On the KIT, I just wired both batteries together in parallel and hooked the +/- leads to opposite ends of the battery bundle to even their usage out, but I noticed even with that, the lead battery still took more wear than the trailing battery (I have two in the main house bank).
The new rig, I'm setting it up so that the batteries are only conjoined when the selector makes them so, allowing for me to cut between battery 1, battery 2 or both batteries at the same time for powering the camper when off shore power.
I could make use of one of these eatons though for controlling the charging process to the batteries coming from the trucks charge plug and 3-stage converter.
I think you are trying to complicate simple issue.
When you have house battery bank, you use it together. For decades I am using cars and boat batteries in my RVs, so almost all the time they are different age, different capacity.
What I observe is that when used, or charged together -those differences are not changing anything. They might if you leave different age batteries connected for long storage, but I never do that.

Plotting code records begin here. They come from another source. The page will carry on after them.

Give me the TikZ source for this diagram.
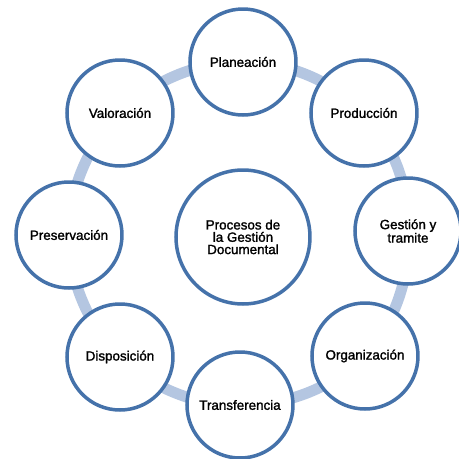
\documentclass[tikz,border=0pt]{standalone}
\usepackage{fontspec}
\setmainfont{Liberation Sans}
\newfontfamily\procfont{Liberation Sans}[FakeBold=1.5]
\usetikzlibrary{backgrounds}
\definecolor{ringblue}{RGB}{69,114,170}
\definecolor{bandblue}{RGB}{180,198,225}

\begin{document}
\begin{tikzpicture}[x=1pt,y=1pt,
 proc/.style={circle,draw=ringblue,line width=3.5pt,fill=white,minimum size=106pt,inner sep=0pt,align=center,font=\procfont\fontsize{13.4}{12.3}\selectfont},
 band/.style={draw=bandblue,line width=11pt}]
 \useasboundingbox (-243,-225) rectangle (216,234);
 % centre
 \node[proc,minimum size=134pt] (core) at (0,-3) {Procesos de\\la Gestión\\Documental};
 % ring of processes
 \node[proc] (plan) at (0,172) {Planeación};
 \node[proc] (prod) at (121,121) {Producción};
 \node[proc] (gest) at (165,3) {Gestión y\\tramite};
 \node[proc] (orga) at (122,-122) {Organización};
 \node[proc] (tran) at (-3,-171) {Transferencia};
 \node[proc] (disp) at (-123,-123) {Disposición};
 \node[proc] (pres) at (-174,-1) {Preservación};
 \node[proc] (valo) at (-123,121) {Valoración};
 \begin{scope}[on background layer,looseness=0.885]
 \draw[band] (plan.center) to[bend left=22.5] (prod.center);
 \draw[band] (prod.center) to[bend left=22.5] (gest.center);
 \draw[band] (gest.center) to[bend left=22.5] (orga.center);
 \draw[band] (orga.center) to[bend left=22.5] (tran.center);
 \draw[band] (tran.center) to[bend left=22.5] (disp.center);
 \draw[band] (disp.center) to[bend left=22.5] (pres.center);
 \draw[band] (pres.center) to[bend left=22.5] (valo.center);
 \draw[band] (valo.center) to[bend left=22.5] (plan.center);
 \end{scope}
\end{tikzpicture}
\end{document}
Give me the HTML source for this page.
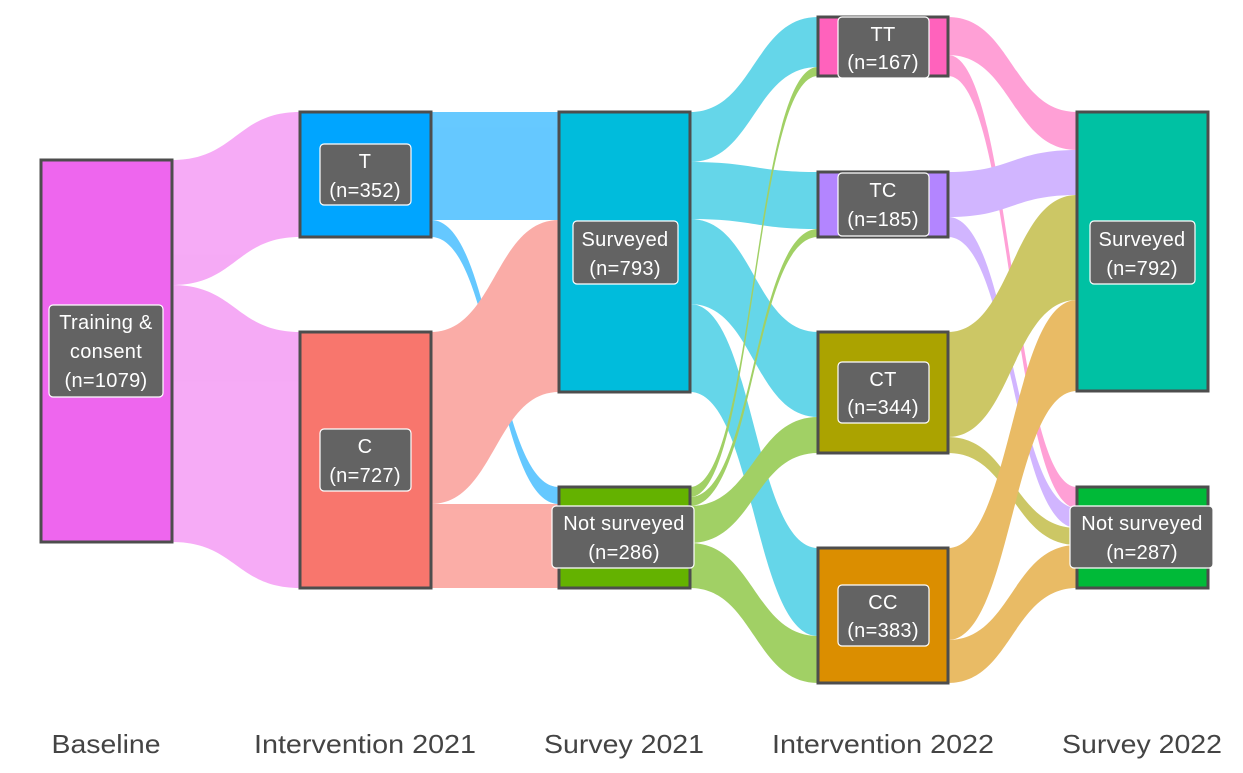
<!DOCTYPE html>
<html><head><meta charset="utf-8"><style>
body{margin:0;background:#fff;}
svg{display:block;font-family:"Liberation Sans",Arial,sans-serif;}
.n{stroke:#4d4d4d;stroke-width:3}
.lb{fill:#636363;stroke:#fff;stroke-width:1.2}
.t{fill:#fff;font-size:20px;text-anchor:middle;letter-spacing:0.3px}
.ax{fill:#444;font-size:26px;text-anchor:middle}
</style></head><body>
<svg width="1243" height="773" viewBox="0 0 1243 773">
<g opacity="0.55">
<path fill="#EE66EE" d="M172 160 C236 160 236 112 300 112 L300 237 C236 237 236 285 172 285Z"/>
<path fill="#EE66EE" d="M172 285 C236 285 236 332 300 332 L300 588 C236 588 236 542 172 542Z"/>
</g>
<g opacity="0.6">
<path fill="#00A5FF" d="M431 112 C495 112 495 112 559 112 L559 220 C495 220 495 220 431 220Z"/>
<path fill="#00A5FF" d="M431 220 C495 220 495 487 559 487 L559 504 C495 504 495 237 431 237Z"/>
<path fill="#F8766D" d="M431 332 C495 332 495 220 559 220 L559 392 C495 392 495 504 431 504Z"/>
<path fill="#F8766D" d="M431 504 C495 504 495 504 559 504 L559 588 C495 588 495 588 431 588Z"/>
<path fill="#00BCDC" d="M690 112 C754 112 754 17 818 17 L818 67 C754 67 754 162 690 162Z"/>
<path fill="#00BCDC" d="M690 162 C754 162 754 172 818 172 L818 229 C754 229 754 219 690 219Z"/>
<path fill="#00BCDC" d="M690 219 C754 219 754 332 818 332 L818 417 C754 417 754 304 690 304Z"/>
<path fill="#00BCDC" d="M690 304 C754 304 754 548 818 548 L818 636 C754 636 754 392 690 392Z"/>
<path fill="#64B200" d="M690 487 C754 487 754 67 818 67 L818 76 C754 76 754 497 690 497Z"/>
<path fill="#64B200" d="M690 497 C754 497 754 229 818 229 L818 237 C754 237 754 506 690 506Z"/>
<path fill="#64B200" d="M690 506 C754 506 754 417 818 417 L818 453 C754 453 754 543 690 543Z"/>
<path fill="#64B200" d="M690 543 C754 543 754 636 818 636 L818 683 C754 683 754 588 690 588Z"/>
<path fill="#FF62BC" d="M948 17 C1012 17 1012 112 1077 112 L1077 150 C1012 150 1012 55 948 55Z"/>
<path fill="#FF62BC" d="M948 55 C1012 55 1012 487 1077 487 L1077 508 C1012 508 1012 76 948 76Z"/>
<path fill="#B385FF" d="M948 172 C1012 172 1012 150 1077 150 L1077 195 C1012 195 1012 217 948 217Z"/>
<path fill="#B385FF" d="M948 217 C1012 217 1012 508 1077 508 L1077 528 C1012 528 1012 237 948 237Z"/>
<path fill="#ABA300" d="M948 332 C1012 332 1012 195 1077 195 L1077 300 C1012 300 1012 437 948 437Z"/>
<path fill="#ABA300" d="M948 437 C1012 437 1012 528 1077 528 L1077 545 C1012 545 1012 453 948 453Z"/>
<path fill="#DB8E00" d="M948 548 C1012 548 1012 300 1077 300 L1077 391 C1012 391 1012 640 948 640Z"/>
<path fill="#DB8E00" d="M948 640 C1012 640 1012 545 1077 545 L1077 588 C1012 588 1012 683 948 683Z"/>
</g>
<rect class="n" x="41" y="160" width="131" height="382" fill="#EE66EE"/>
<rect class="n" x="300" y="112" width="131" height="125" fill="#00A5FF"/>
<rect class="n" x="300" y="332" width="131" height="256" fill="#F8766D"/>
<rect class="n" x="559" y="112" width="131" height="280" fill="#00BCDC"/>
<rect class="n" x="559" y="487" width="131" height="101" fill="#64B200"/>
<rect class="n" x="818" y="17" width="130" height="59" fill="#FF62BC"/>
<rect class="n" x="818" y="172" width="130" height="65" fill="#B385FF"/>
<rect class="n" x="818" y="332" width="130" height="121" fill="#ABA300"/>
<rect class="n" x="818" y="548" width="130" height="135" fill="#DB8E00"/>
<rect class="n" x="1077" y="112" width="131" height="279" fill="#00C1A3"/>
<rect class="n" x="1077" y="487" width="131" height="101" fill="#00BA38"/>

<rect class="lb" x="49" y="305" width="114" height="92" rx="4"/>
<text class="t" x="106" y="329">Training &amp;</text><text class="t" x="106" y="358">consent</text><text class="t" x="106" y="387">(n=1079)</text>
<rect class="lb" x="320" y="144" width="91" height="61" rx="4"/>
<text class="t" x="365" y="168">T</text><text class="t" x="365" y="197">(n=352)</text>
<rect class="lb" x="320" y="429" width="91" height="62" rx="4"/>
<text class="t" x="365" y="453">C</text><text class="t" x="365" y="482">(n=727)</text>
<rect class="lb" x="573" y="221" width="105" height="63" rx="4"/>
<text class="t" x="625" y="246">Surveyed</text><text class="t" x="625" y="275">(n=793)</text>
<rect class="lb" x="552" y="506" width="142" height="62" rx="4"/>
<text class="t" x="624" y="530">Not surveyed</text><text class="t" x="624" y="559">(n=286)</text>
<rect class="lb" x="838" y="17" width="91" height="61" rx="4"/>
<text class="t" x="883" y="41">TT</text><text class="t" x="883" y="69">(n=167)</text>
<rect class="lb" x="838" y="173" width="91" height="63" rx="4"/>
<text class="t" x="883" y="197">TC</text><text class="t" x="883" y="226">(n=185)</text>
<rect class="lb" x="838" y="362" width="91" height="61" rx="4"/>
<text class="t" x="883" y="386">CT</text><text class="t" x="883" y="414">(n=344)</text>
<rect class="lb" x="838" y="585" width="91" height="61" rx="4"/>
<text class="t" x="883" y="609">CC</text><text class="t" x="883" y="637">(n=383)</text>
<rect class="lb" x="1090" y="221" width="105" height="63" rx="4"/>
<text class="t" x="1142" y="246">Surveyed</text><text class="t" x="1142" y="275">(n=792)</text>
<rect class="lb" x="1070" y="506" width="143" height="62" rx="4"/>
<text class="t" x="1142" y="530">Not surveyed</text><text class="t" x="1142" y="559">(n=287)</text>

<text class="ax" x="106" y="753" textLength="109" lengthAdjust="spacingAndGlyphs">Baseline</text>
<text class="ax" x="365" y="753" textLength="222" lengthAdjust="spacingAndGlyphs">Intervention 2021</text>
<text class="ax" x="624" y="753" textLength="160" lengthAdjust="spacingAndGlyphs">Survey 2021</text>
<text class="ax" x="883" y="753" textLength="222" lengthAdjust="spacingAndGlyphs">Intervention 2022</text>
<text class="ax" x="1142" y="753" textLength="160" lengthAdjust="spacingAndGlyphs">Survey 2022</text>
</svg>
</body></html>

In my Sprinter conversion I have 1 house battery in the rear, close to inverter and electrical panel, when 2nd battery is under the hood, with almost 20' of cable. They are both wired together just fine and only for storage I pull battery clamps.
So what do you expect from separation switch between house batteries?
It will not give you more capacity for sure.
My 2002 Lance had 1 of those charging separators installed at the factory. Sure surprised me when I discover it after couple years of use. But Lance seems to be unique with upgraded charging cables.